As seen in the fall of humanity, our capacity to understand is matched by our capacity to misunderstand, to misread, and to misappropriate the world before us. Some mistakes are inconsequential and often easily corrected. Some mistakes, with the most tragic consequences, feel right; some modes of understanding seem as if woven into the fabric of the world. Does it not seem obvious that people are very different? Do we not in fact understand human culture by making a distinction between them and us? (Acts 11:12). Are not personal and social identity maintained by difference? Is not the world binary? Catholic and Protestant, Christian and Jew, Muslim and unbeliever, atheist and theist are only a few options. Is it not obvious that our capacity to love within limited and intimate community is matched by our suspicion and fear of those we do not know and who live outside our small world?

And is it not obvious that we human beings resist change, clinging to perspectives and understandings that give life definition, even in the face of contradicting evidence? What we need, then, is not primarily discursive persuasion, but a vision, a revelation, a mixing-up of old views.
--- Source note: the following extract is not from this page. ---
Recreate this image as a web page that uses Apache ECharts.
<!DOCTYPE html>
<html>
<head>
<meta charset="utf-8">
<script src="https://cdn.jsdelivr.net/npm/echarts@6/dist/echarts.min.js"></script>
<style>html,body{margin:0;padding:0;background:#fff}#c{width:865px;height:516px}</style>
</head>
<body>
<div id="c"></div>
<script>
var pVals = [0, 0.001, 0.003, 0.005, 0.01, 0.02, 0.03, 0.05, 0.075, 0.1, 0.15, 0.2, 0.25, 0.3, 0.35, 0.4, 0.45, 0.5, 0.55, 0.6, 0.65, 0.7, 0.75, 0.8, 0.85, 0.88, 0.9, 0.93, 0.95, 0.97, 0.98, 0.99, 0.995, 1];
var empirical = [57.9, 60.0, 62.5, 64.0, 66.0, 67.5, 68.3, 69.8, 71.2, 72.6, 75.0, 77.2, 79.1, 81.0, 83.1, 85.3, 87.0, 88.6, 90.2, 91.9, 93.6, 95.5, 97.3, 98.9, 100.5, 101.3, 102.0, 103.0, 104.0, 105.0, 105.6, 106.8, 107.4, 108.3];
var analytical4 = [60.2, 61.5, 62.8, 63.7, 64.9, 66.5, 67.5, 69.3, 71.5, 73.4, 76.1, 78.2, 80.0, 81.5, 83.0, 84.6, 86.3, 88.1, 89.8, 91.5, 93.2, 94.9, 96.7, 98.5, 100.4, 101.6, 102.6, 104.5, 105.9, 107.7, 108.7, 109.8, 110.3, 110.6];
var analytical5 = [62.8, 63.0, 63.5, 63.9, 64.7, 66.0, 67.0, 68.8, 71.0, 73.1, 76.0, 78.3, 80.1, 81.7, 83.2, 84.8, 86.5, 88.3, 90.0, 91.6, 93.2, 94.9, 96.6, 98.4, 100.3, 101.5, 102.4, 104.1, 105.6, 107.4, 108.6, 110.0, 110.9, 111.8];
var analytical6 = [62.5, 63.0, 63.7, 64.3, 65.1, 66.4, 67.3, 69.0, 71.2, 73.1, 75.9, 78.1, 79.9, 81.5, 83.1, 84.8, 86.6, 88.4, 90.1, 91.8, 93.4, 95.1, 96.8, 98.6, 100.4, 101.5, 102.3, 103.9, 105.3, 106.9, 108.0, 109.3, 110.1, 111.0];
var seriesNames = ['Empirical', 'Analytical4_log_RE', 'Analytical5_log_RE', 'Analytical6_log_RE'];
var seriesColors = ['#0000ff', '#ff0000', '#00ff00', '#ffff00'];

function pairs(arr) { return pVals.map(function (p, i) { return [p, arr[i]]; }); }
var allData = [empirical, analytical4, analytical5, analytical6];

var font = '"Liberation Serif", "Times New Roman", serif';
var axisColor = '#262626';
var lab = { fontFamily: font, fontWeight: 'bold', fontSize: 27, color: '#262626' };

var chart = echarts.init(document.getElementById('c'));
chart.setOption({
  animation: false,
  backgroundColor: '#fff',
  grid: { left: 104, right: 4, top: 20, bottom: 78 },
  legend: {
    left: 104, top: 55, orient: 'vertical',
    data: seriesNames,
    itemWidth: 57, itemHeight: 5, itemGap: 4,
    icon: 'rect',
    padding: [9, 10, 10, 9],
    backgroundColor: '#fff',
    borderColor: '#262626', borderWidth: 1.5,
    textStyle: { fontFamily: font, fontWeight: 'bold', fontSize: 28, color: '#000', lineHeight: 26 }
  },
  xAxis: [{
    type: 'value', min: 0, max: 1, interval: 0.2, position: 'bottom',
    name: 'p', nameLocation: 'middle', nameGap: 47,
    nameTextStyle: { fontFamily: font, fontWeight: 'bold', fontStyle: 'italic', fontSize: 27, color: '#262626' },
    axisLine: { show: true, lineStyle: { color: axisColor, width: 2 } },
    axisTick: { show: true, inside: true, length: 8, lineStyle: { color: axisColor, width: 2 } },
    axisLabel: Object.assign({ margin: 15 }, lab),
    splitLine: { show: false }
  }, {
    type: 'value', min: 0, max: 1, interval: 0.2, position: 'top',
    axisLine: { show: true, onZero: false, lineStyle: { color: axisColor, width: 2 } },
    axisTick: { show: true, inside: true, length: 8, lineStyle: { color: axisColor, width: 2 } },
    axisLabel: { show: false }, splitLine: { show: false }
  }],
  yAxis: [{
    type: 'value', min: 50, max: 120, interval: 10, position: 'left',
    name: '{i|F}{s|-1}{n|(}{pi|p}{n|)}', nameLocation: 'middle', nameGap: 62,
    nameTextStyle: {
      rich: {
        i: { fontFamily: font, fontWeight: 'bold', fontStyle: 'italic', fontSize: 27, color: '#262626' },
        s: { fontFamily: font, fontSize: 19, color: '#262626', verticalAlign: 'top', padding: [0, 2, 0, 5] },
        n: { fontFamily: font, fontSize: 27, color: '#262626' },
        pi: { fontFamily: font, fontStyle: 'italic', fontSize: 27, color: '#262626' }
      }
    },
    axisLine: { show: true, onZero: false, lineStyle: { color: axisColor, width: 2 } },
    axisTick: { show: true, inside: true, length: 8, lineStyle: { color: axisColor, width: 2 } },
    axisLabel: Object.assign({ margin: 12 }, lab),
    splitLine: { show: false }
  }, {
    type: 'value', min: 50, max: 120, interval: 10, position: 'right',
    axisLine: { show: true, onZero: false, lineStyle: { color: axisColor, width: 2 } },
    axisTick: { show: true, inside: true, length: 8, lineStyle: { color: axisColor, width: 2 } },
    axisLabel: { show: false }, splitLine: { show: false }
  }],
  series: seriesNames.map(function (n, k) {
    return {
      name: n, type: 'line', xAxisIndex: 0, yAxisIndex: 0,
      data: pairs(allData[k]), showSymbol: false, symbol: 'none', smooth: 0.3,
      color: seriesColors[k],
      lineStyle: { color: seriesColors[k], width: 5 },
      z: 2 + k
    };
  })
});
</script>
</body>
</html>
God, in loving mercy, sent down a sheet from heaven and, confusing the distinction between heaven and earth, put earthly things on the sheet, things that we have come to understand as unclean; foods that other unclean people eat. We do not eat them. We never have. God says, “I would prefer that you have an unprejudiced palate” (The Unprejudiced Palate by Angello M. Pellegrini, a culinary and literary masterpiece). God says, “Fear not. Do not call this profane.”

Then God gave them the same gift he gave us. In a miracle of wonder, we and they believed in the Lord Jesus and found repentance that leads to life. What will we call them now as God makes a holy city, a beautiful bride, the end of tears and death? I see another I in the thou of the other.

Look It Up: Read John 13:34. That you love another. Not so easy.

Think About It: Circumstances and people providentially bring “you” into being.